Rating workflow

One of the main aims of nanite is to simplify data analysis by sorting out bad curves automatically based on a user defined rating scheme. Nanite allows to automate the rating process using machine learning, based on scikit-learn. In short, an estimator is trained with a sample dataset that was manually rated by a user. This estimator is then applied to new data and, in an optimal scenario, reproduces the rating scheme that the user intended when he rated the training dataset. For a more detailed analysis, please refer to [Mueller19nanite].

Nanite already comes with a default training set that is based on AFM data recorded for zebrafish spinal cord sections, called zef18. The original zef18 dataset is available online [zef18]. Download links: [1]

With nanite, you can also create your own training set. The required steps to do so are described in the following.

Rating experimental data manually

In the rating step, experimental data are fitted and manually rated by the user. The raw data, the preprocessed data, the fit, all parameters, and the manual rating are then stored in a rating container (an HDF5 file).

First, set up a fitting profile using nanite-setup-profile if you have not already done so in the fitting guide. You can run the command nanite-setup-profile again to verify that all settings are correct.

To start manual rating, use the command nanite-rate. The first argument is a folder containing experimental force-distance curves and the second argument is a path to a rating container (nameXY.h5). If the rating container already exists, new data will be appended (nothing is overridden).

nanite-rate path/to/data/directory path/to/nameXY.h5

This will open a graphical user interface that displays the preprocessed and fitted experimental data:

_images/nanite-rate-example.png

Fig. 2 Graphical user interface (GUI) for rating. The inset shows a close-up of the indentation part and the fitted parameters. The user name (defaults to login name) is used to assign a rating to a user (not mandatory). The rating (integer from 0/bad to 10/good or -1/invalid) and a comment can be defined for each curve. The shortcuts ALT+Left and ALT+Right can be used to navigate within the dataset while keeping the cursor focused in the rating field. While navigating, the data are stored in the rating container and the GUI can be closed without data loss.

For the subsequent steps, it is irrelevant whether you create many small rating containers or one global rating container. Many small containers have the advantage that the effect of individual rating sessions could be analyzed separately, while a global rating container keeps all data in one place.

Generating the training set

The training set consists only of the samples (features of each force-distance curve) and the manual ratings. It is stored as a set of small text files on disk. As described earlier, nanite comes with the predefined zef18 training set. In this step, a user-defined training set will be generated for use with nanite.

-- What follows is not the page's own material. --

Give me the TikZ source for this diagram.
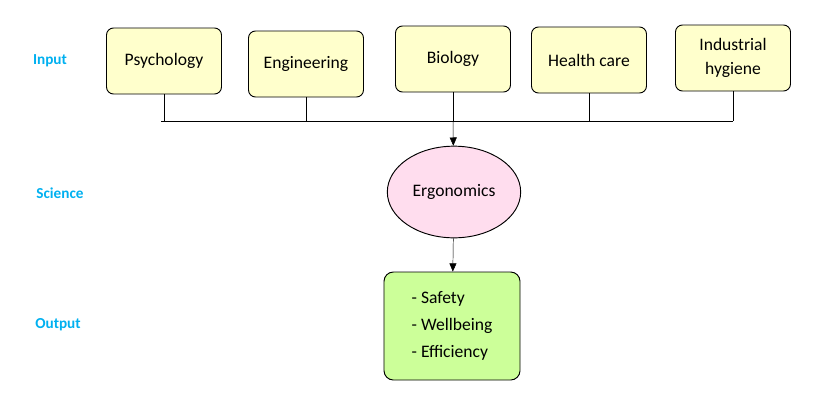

Use the command nanite-generate-trainining-set to convert the rating container(s) to a training set:

nanite-generate-trainining-set path/to/nameXY.h5 path/to/training_set/

This will create the folder path/to/training_set/ts_nameXY containing several text files, one for each feature and one for the manual rating.

Applying the training set

To apply the training set when rating curves with nanite-fit, you will have to update the profile using nanite-setup-profile again (see fitting guide). The relevant program output will look like this:

[...]

Select training set:
training set (path or name) (currently 'zef18'): path/to/training_set/ts_nameXY

Select rating regressor:
  1: AdaBoost
  2: Decision Tree
  3: Extra Trees
  4: Gradient Tree Boosting
  5: Random Forest
  6: SVR (RBF kernel)
  7: SVR (linear kernel)
(currently '3'):

Done. You may edit all parameters in '/home/user/.config/nanite/cli_profile.cfg'.

When running nanite-fit data_path output_path now, the new training set is used for rating. The new ratings are stored in output_path/statistics.tsv and can be used for further analysis, e.g. quality assessment or sorting.

If you would like to employ a user-defined training set in a Python script, you may do so by specifying the training set path as an argument to nanite.Indentation.rate_quality.

[1]The SHA256 checksum of zef18.h5 is 63d89a8aa911a255fb4597b2c1801e30ea14810feef1bb42c11ef10f02a1d055.